Export hits fertilizer supply
Export hits fertilizer supply
JAKARTA (JP): Favorable prices of urea fertilizer on the
international market have encouraged traders to export such a
product, thereby causing shortages of supplies in the domestic
market, a House of Representatives member said.
Abdurachman Rangkuti, the head of the fact-finding team for
agricultural issues of the House's Golkar faction, told The
Jakarta Post here Monday that the increase in the country's
fertilizer exports occurred not only through legal export
activities but also through illegal trade.
"Our investigations...indicate that a lot of fertilizer
doesn't go to the hands of farmers after it reaches the regency
level or the third level of trading chains," he said.
Serious shortages of fertilizers have been reported by local
and national media as occurring nationwide over the last couple
of months.
Minister of Agriculture Sjarifudin Baharsjah said last week
that the government would import 200,000 tons of triple-
superphosphate fertilizer to counter the shortage which, he said,
has been caused by an early planting season in the 1995/1996
period.
He said the fertilizer supply was now unable to accommodate
the current demand.
Urea fertilizer in Indonesia is produced by state-owned
companies, including PT Pupuk Sriwidjaja (Pusri), which has been
assigned by the government as the sole distributor to arrange
distribution up to the regency level.
Parties involved in the regency level are then expected to
deliver fertilizer to village cooperatives and to state-owned and
private plantation firms.
Rangkuti said his team has discovered no problem with the
fertilizer distribution by Pusri up to the regency level.
"In fact, the team was told that as of last December, Pusri's
fertilizer distribution was 10 percent more than what was
originally planned," he said.
The shortages of fertilizer supplies, he pointed out, took
place after it reached the regency level, where it "disappeared"
and failed to reach village cooperatives and plantation firms.
In Bogor, West Java, for example, 7,600 tons of urea did not
reach village cooperatives. Instead, private companies were seen
selling the commodity at escalated prices on the local market, he
said.
"There have also been indications that some of the fertilizer
has been smuggled out of the country, especially through areas
near the border areas, such as the Strait of Malacca," he said.
Rangkuti said the high fertilizer prices on the international
market was generated by the sharp increase in demand from rice-
producing countries which, until recently, had only started to
develop. These countries include China, Cambodia and Vietnam.
"Prices on the export market can come up to Rp 600 (26 U.S.

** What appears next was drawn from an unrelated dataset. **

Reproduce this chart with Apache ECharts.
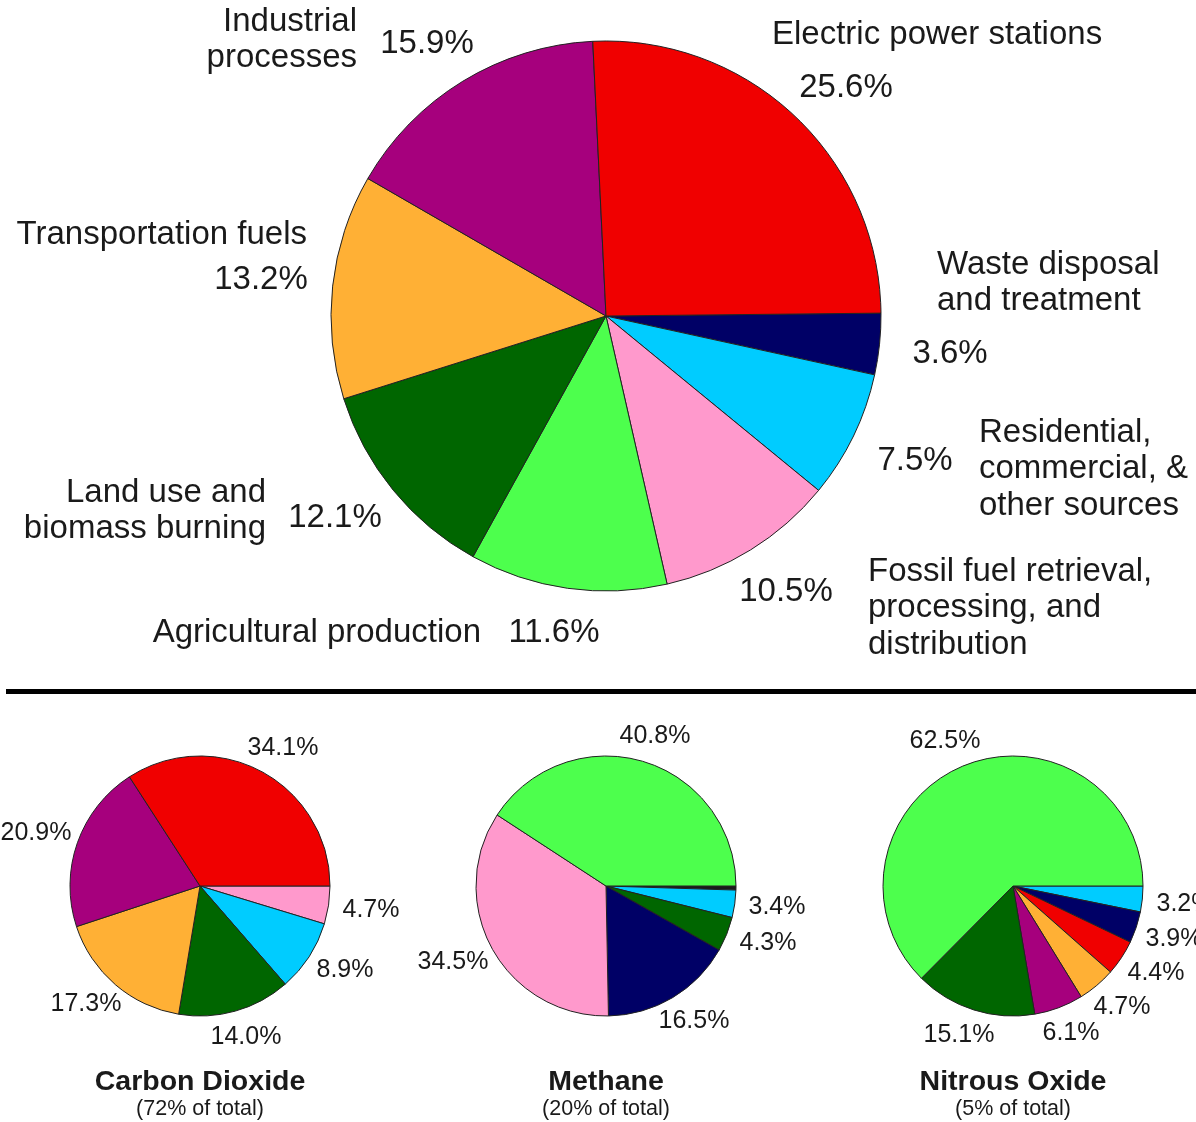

cents) per kilogram, which is far higher than that on the local
market," Rangkuti pointed out.
"Exporters who have a low sense of nationalism will choose to
export their stock rather than sell it on the local market," he
added.
Rangkuti said that anyone caught smuggling fertilizer should
be severely punished for "economic subversion".
Rangkuti dismissed charges that the lack of granular urea on
the local market was caused by the government's drive to promote
the use of tablet-type urea -- the use of which is still
unfamiliar to most rice farmers.
According to media reports, farmers in many parts of the
country would grind urea tablets before scattering it in their
fields, as they do to granular urea, because they lacked correct
information on how to use the fertilizer.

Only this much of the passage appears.